Spiegel v. KLRU Endowment Fund, 228 S.W.3d 237 (Tex. App.—Austin 2007, pet. denied).

Other Estate Planning Matters

Mediated Settlement Agreement


While Husband and Wife were in the process of divorcing, they entered into a mediated settlement agreement which allocated community property, accounts, life insurance, and other property. One day before the hearing to finalize the divorce was to occur, Wife died. The trial court held that the agreement was enforceable even though it was never incorporated into a valid divorce decree. Husband appealed.

The appellate court affirmed. The court recognized that this issue was one of first impression in Texas. The court held that the agreement was “enforceable on the plain language of the statute and the public policy underlying it, as well as the parties’ intent as expressed in the language of the agreement.” Spiegel at 241.

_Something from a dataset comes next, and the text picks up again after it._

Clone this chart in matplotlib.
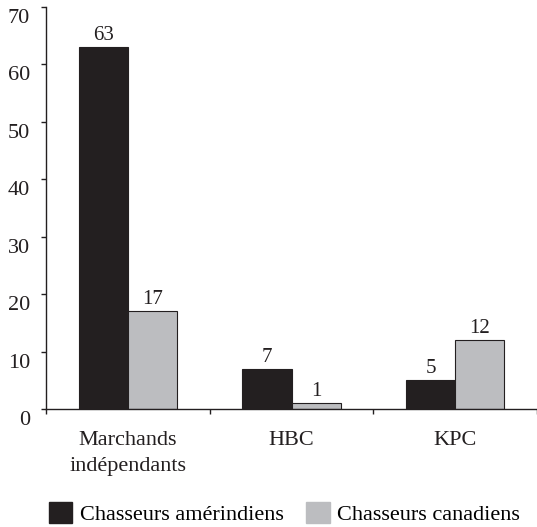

Accordingly, the court determined that the agreement was sufficient to revoke the beneficiary designations in Husband’s favor with respect to nonprobate assets in Wife’s estate such as life insurance and retirement plans. The court rejected Husband’s claim that the trial court lacked jurisdiction over nonprobate assets and that the mediated settlement agreement did not extend to beneficial interests. Recognizing a split of authority, the court held that the better view was that the allocation of nonprobate assets to one spouse as that spouse’s separate property acts to revoke a beneficiary designation of the asset in favor of the other spouse because people who are divorcing intend to revoke beneficiary designations in favor of the soon-to-be ex-spouse unless there is express language to the contrary.

Moral: Individuals entering to agreements to settle property matters in a divorce action should include a clear provision addressing what is to happen if one or both parties dies in-between the date the agreement is signed and the divorce is final.

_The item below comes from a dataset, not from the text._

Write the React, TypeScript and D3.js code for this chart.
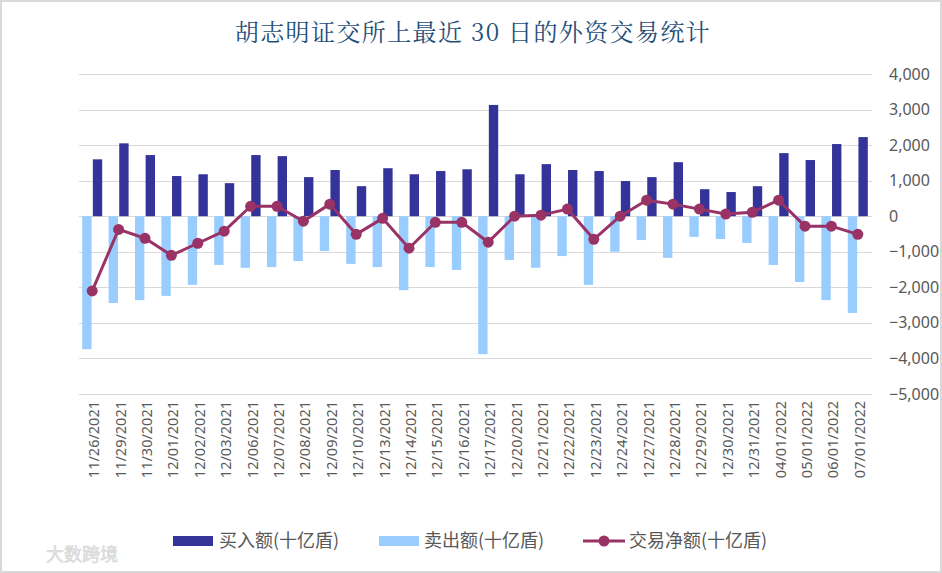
import React, { useEffect, useRef } from 'react';
import * as d3 from 'd3';

const dates = [
  '11/26/2021', '11/29/2021', '11/30/2021', '12/01/2021', '12/02/2021', '12/03/2021',
  '12/06/2021', '12/07/2021', '12/08/2021', '12/09/2021', '12/10/2021', '12/13/2021',
  '12/14/2021', '12/15/2021', '12/16/2021', '12/17/2021', '12/20/2021', '12/21/2021',
  '12/22/2021', '12/23/2021', '12/24/2021', '12/27/2021', '12/28/2021', '12/29/2021',
  '12/30/2021', '12/31/2021', '04/01/2022', '05/01/2022', '06/01/2022', '07/01/2022',
];

// 买入额 (十亿盾)
const buyValues = [
  1600, 2050, 1720, 1130, 1180, 930, 1720, 1690, 1100, 1300, 845, 1350, 1180, 1270, 1320,
  3130, 1180, 1465, 1300, 1270, 990, 1100, 1520, 760, 680, 845, 1775, 1580, 2030, 2225,
];

// 卖出额 (十亿盾)
const sellValues = [
  -3740, -2440, -2360, -2240, -1930, -1370, -1450, -1430, -1260, -980, -1340, -1430, -2080,
  -1430, -1510, -3880, -1230, -1450, -1120, -1930, -1000, -670, -1170, -580, -640, -750,
  -1370, -1850, -2360, -2720,
];

// 交易净额 (十亿盾)
const netValues = [
  -2100, -370, -620, -1100, -760, -420, 280, 280, -140, 340, -510, -60, -900, -170, -170,
  -730, 0, 30, 200, -650, 0, 450, 340, 200, 60, 110, 450, -280, -280, -510,
];

const yTicks = [4000, 3000, 2000, 1000, 0, -1000, -2000, -3000, -4000, -5000];

const legendItems = ['买入额(十亿盾)', '卖出额(十亿盾)', '交易净额(十亿盾)'];

const W = 942;
const H = 573;
const COLORS = { buy: '#333399', sell: '#99ccff', net: '#993366' };
const CJK = '"Noto Sans CJK SC", "Noto Sans", sans-serif';
const LATIN = '"Noto Sans", "Noto Sans CJK SC", sans-serif';

const App = () => {
  const svgRef = useRef<SVGSVGElement | null>(null);

  useEffect(() => {
    if (!svgRef.current) return;
    const svg = d3.select(svgRef.current);
    svg.selectAll('*').remove();

    svg
      .append('rect')
      .attr('x', 1)
      .attr('y', 1)
      .attr('width', W - 2)
      .attr('height', H - 2)
      .attr('fill', '#fff')
      .attr('stroke', '#d9d9d9')
      .attr('stroke-width', 2);

    // title
    svg
      .append('text')
      .attr('x', 473)
      .attr('y', 41)
      .attr('text-anchor', 'middle')
      .attr('font-family', '"Noto Serif CJK SC", "Noto Sans CJK SC", serif')
      .attr('font-size', 24)
      .attr('letter-spacing', 1.4)
      .attr('fill', '#1f4e79')
      .text('胡志明证交所上最近 30 日的外资交易统计');

    const xScale = d3.scaleBand<string>().domain(dates).range([79, 871]).padding(0);
    const bw = xScale.bandwidth();
    const sub = d3
      .scaleBand<string>()
      .domain(['sell', 'buy'])
      .range([bw / 2 - 10, bw / 2 + 10])
      .paddingInner(0.12);
    const yScale = d3.scaleLinear().domain([-5000, 4000]).range([394, 74]);

    // gridlines
    svg
      .append('g')
      .selectAll('line')
      .data(yTicks)
      .enter()
      .append('line')
      .attr('x1', 79)
      .attr('x2', 872)
      .attr('y1', (d) => Math.round(yScale(d)) + 0.5)
      .attr('y2', (d) => Math.round(yScale(d)) + 0.5)
      .attr('stroke', '#d9d9d9')
      .attr('stroke-width', 1);

    // y labels (right side)
    svg
      .append('g')
      .selectAll('text')
      .data(yTicks)
      .enter()
      .append('text')
      .attr('x', 889)
      .attr('y', (d) => yScale(d))
      .attr('dy', '0.35em')
      .attr('font-family', LATIN)
      .attr('font-size', 16)
      .attr('fill', '#595959')
      .text((d) => d3.format(',')(d));

    // x labels
    svg
      .append('g')
      .selectAll('text')
      .data(dates)
      .enter()
      .append('text')
      .attr('transform', (d) => `translate(${xScale(d)! + bw / 2 + 2}, 401) rotate(-90)`)
      .attr('text-anchor', 'end')
      .attr('dy', '0.35em')
      .attr('font-family', LATIN)
      .attr('font-size', 14.5)
      .attr('fill', '#595959')
      .text((d) => d);

    // sell bars
    svg
      .append('g')
      .selectAll('rect')
      .data(sellValues)
      .enter()
      .append('rect')
      .attr('x', (_, i) => xScale(dates[i])! + sub('sell')!)
      .attr('y', yScale(0))
      .attr('width', sub.bandwidth())
      .attr('height', (d) => yScale(d) - yScale(0))
      .attr('fill', COLORS.sell);

    // buy bars
    svg
      .append('g')
      .selectAll('rect')
      .data(buyValues)
      .enter()
      .append('rect')
      .attr('x', (_, i) => xScale(dates[i])! + sub('buy')!)
      .attr('y', (d) => yScale(d))
      .attr('width', sub.bandwidth())
      .attr('height', (d) => yScale(0) - yScale(d))
      .attr('fill', COLORS.buy);

    // net line
    const line = d3
      .line<number>()
      .x((_, i) => xScale(dates[i])! + bw / 2)
      .y((d) => yScale(d));

    svg
      .append('path')
      .datum(netValues)
      .attr('d', line)
      .attr('fill', 'none')
      .attr('stroke', COLORS.net)
      .attr('stroke-width', 3)
      .attr('stroke-linejoin', 'round');

    svg
      .append('g')
      .selectAll('circle')
      .data(netValues)
      .enter()
      .append('circle')
      .attr('cx', (_, i) => xScale(dates[i])! + bw / 2)
      .attr('cy', (d) => yScale(d))
      .attr('r', 5.5)
      .attr('fill', COLORS.net);

    // legend
    const legend = svg.append('g').attr('font-family', CJK).attr('font-size', 18).attr('fill', '#595959');
    const ly = 541;
    legend.append('rect').attr('x', 173).attr('y', ly - 5).attr('width', 40).attr('height', 10).attr('fill', COLORS.buy);
    legend.append('text').attr('x', 219).attr('y', ly).attr('dy', '0.35em').text(legendItems[0]);
    legend.append('rect').attr('x', 379).attr('y', ly - 5).attr('width', 40).attr('height', 10).attr('fill', COLORS.sell);
    legend.append('text').attr('x', 424).attr('y', ly).attr('dy', '0.35em').text(legendItems[1]);
    legend
      .append('line')
      .attr('x1', 583)
      .attr('x2', 625)
      .attr('y1', ly)
      .attr('y2', ly)
      .attr('stroke', COLORS.net)
      .attr('stroke-width', 3);
    legend.append('circle').attr('cx', 604).attr('cy', ly).attr('r', 5.5).attr('fill', COLORS.net);
    legend.append('text').attr('x', 629).attr('y', ly).attr('dy', '0.35em').text(legendItems[2]);

    // watermark
    svg
      .append('text')
      .attr('x', 46)
      .attr('y', 561)
      .attr('font-family', CJK)
      .attr('font-size', 18)
      .attr('fill', '#e3e3e3')
      .attr('stroke', '#d6d6d6')
      .attr('stroke-width', 0.6)
      .text('大数跨境');
  }, []);

  return (
    <svg
      ref={svgRef}
      width={W}
      height={H}
      style={{ position: 'absolute', left: 0, top: 0, display: 'block' }}
    />
  );
};

export default App;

Testatrix’s will devised “our homestead” to Husband. However, upon Testatrix’s death, they did not have a mutual homestead as they were in the process of divorcing. Husband lived in a separate residence which he had already established as his tax homestead. In addition, Husband had agreed in a mediated settlement agreement that Testatrix would keep their former home as her separate property. Accordingly, the trial court held that the devise adeemed and Husband appealed.

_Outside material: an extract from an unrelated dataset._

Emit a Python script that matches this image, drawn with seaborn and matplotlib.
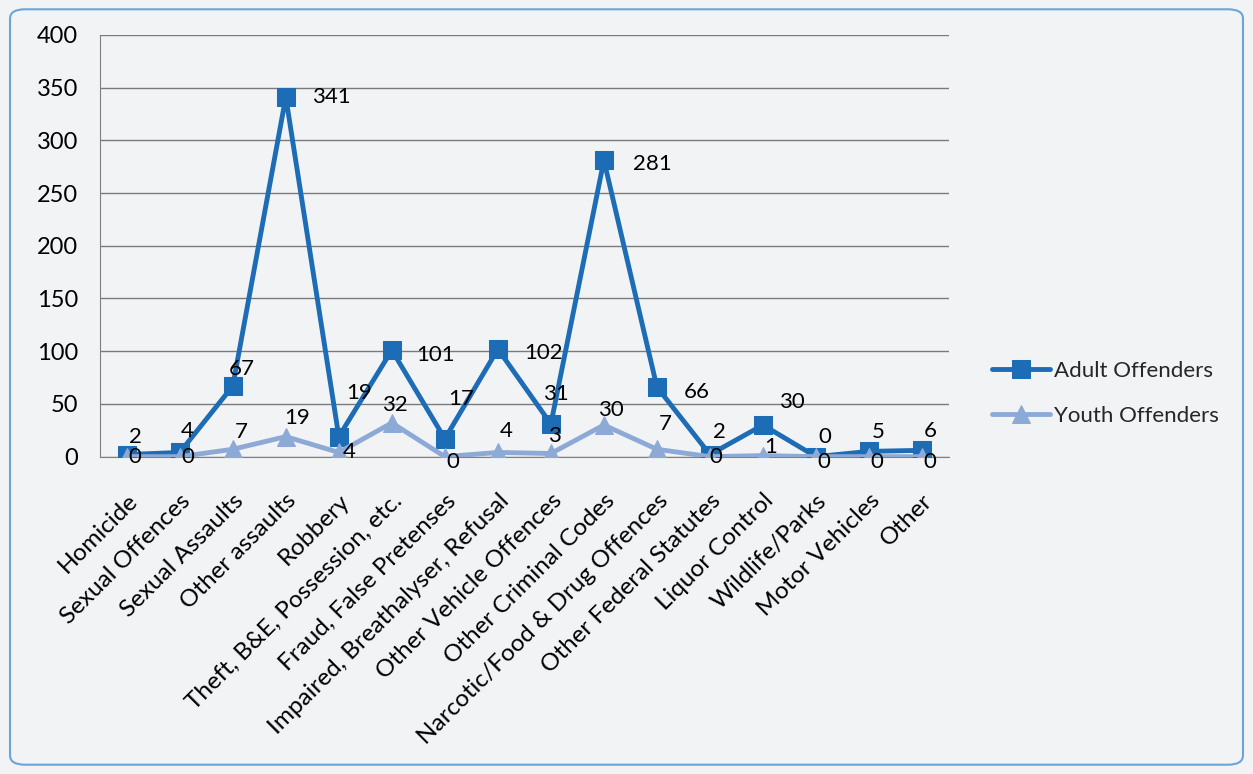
import numpy as np
import pandas as pd
import matplotlib.pyplot as plt
from matplotlib.patches import FancyBboxPatch
import seaborn as sns

# ── data ────────────────────────────────────────────────────
categories = ['Homicide', 'Sexual Offences', 'Sexual Assaults', 'Other assaults',
              'Robbery', 'Theft, B&E, Possession, etc.', 'Fraud, False Pretenses',
              'Impaired, Breathalyser, Refusal', 'Other Vehicle Offences',
              'Other Criminal Codes', 'Narcotic/Food & Drug Offences',
              'Other Federal Statutes', 'Liquor Control', 'Wildlife/Parks',
              'Motor Vehicles', 'Other']
adult = [2, 4, 67, 341, 19, 101, 17, 102, 31, 281, 66, 2, 30, 0, 5, 6]
youth = [0, 0, 7, 19, 4, 32, 0, 4, 3, 30, 7, 0, 1, 0, 0, 0]
y_ticks = [0, 50, 100, 150, 200, 250, 300, 350, 400]

# data-label offsets in pixels (dx, dy up), as placed in the original
adult_lbl_off = [(9, 18), (7, 21), (9, 17), (46, 0), (20, 44), (44, -5), (16, 40), (46, -4),
                 (5, 30), (48, -4), (40, -5), (9, 23), (29, 23), (9, 20), (9, 19), (8, 19)]
youth_lbl_off = [(8, 0), (8, 0), (8, 17), (11, 19), (10, 0), (3, 18), (8, -5), (8, 21),
                 (4, 17), (7, 15), (8, 25), (6, 0), (8, 9), (8, -5), (8, -5), (8, -5)]

adult_color = '#1c6cb6'
youth_color = '#8daad6'
bg = '#f2f3f5'

sns.set_style('white')
plt.rcParams['font.family'] = ['Lato', 'DejaVu Sans']

df = pd.DataFrame({'idx': np.arange(len(categories)), 'Adult Offenders': adult,
                   'Youth Offenders': youth})

fig = plt.figure(figsize=(12.53, 7.74), dpi=100, facecolor=bg)
ax = fig.add_axes([0.080, 0.410, 0.677, 0.545])
ax.set_facecolor(bg)

# rounded frame around the chart
frame = FancyBboxPatch((0.008, 0.012), 0.984, 0.976, boxstyle='round,pad=0,rounding_size=0.012',
                       transform=fig.transFigure, fill=False, edgecolor='#6aa5d8', linewidth=1.5)
fig.patches.append(frame)

sns.lineplot(data=df, x='idx', y='Adult Offenders', ax=ax, color=adult_color, lw=3.5,
             marker='s', markersize=13, markeredgecolor=adult_color, label='Adult Offenders', zorder=3)
sns.lineplot(data=df, x='idx', y='Youth Offenders', ax=ax, color=youth_color, lw=3.5,
             marker='^', markersize=13, markeredgecolor=youth_color, label='Youth Offenders', zorder=4)

# data labels
for i, v in enumerate(adult):
    dx, dy = adult_lbl_off[i]
    ax.annotate(str(v), (i, v), xytext=(dx, dy), textcoords='offset pixels',
                ha='center', va='center', fontsize=16, color='#000000', zorder=5)
for i, v in enumerate(youth):
    dx, dy = youth_lbl_off[i]
    ax.annotate(str(v), (i, v), xytext=(dx, dy), textcoords='offset pixels',
                ha='center', va='center', fontsize=16, color='#000000', zorder=5)

ax.set_xlim(-0.5, len(categories) - 0.5)
ax.set_ylim(0, 400)
ax.set_yticks(y_ticks)
ax.set_xticks(np.arange(len(categories)))
ax.set_xticklabels(categories, rotation=45, ha='right', rotation_mode='anchor', fontsize=17.5)
ax.tick_params(axis='y', labelsize=17, length=0, pad=16, labelcolor='#000000')
ax.tick_params(axis='x', length=0, pad=24, labelcolor='#000000')
ax.set_xlabel('')
ax.set_ylabel('')
ax.grid(axis='y', color='#7a7a7a', lw=1)
ax.set_axisbelow(True)
for s in ['top', 'right']:
    ax.spines[s].set_visible(False)
ax.spines['left'].set_color('#808080')
ax.spines['bottom'].set_color('#808080')

ax.legend(loc='center left', bbox_to_anchor=(1.028, 0.15), frameon=False, fontsize=16,
          handlelength=2.6, labelspacing=1.1, handletextpad=0.2)

fig.savefig('out.png', dpi=100, facecolor=bg)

The appellate court affirmed. The court focused on the exact terms of the devise which did not specify a precise parcel of property. Instead, it used the term “our homestead” and it was clear that they did not have a mutual homestead at the time of her death. Husband had abandoned the property prior to Testatrix’s death. Accordingly, this devise adeemed.

Moral: A person should immediately revise the person’s will upon filing for divorce and remove provisions in favor of the soon-to-be ex-spouse to avoid issues such as those raised in this case.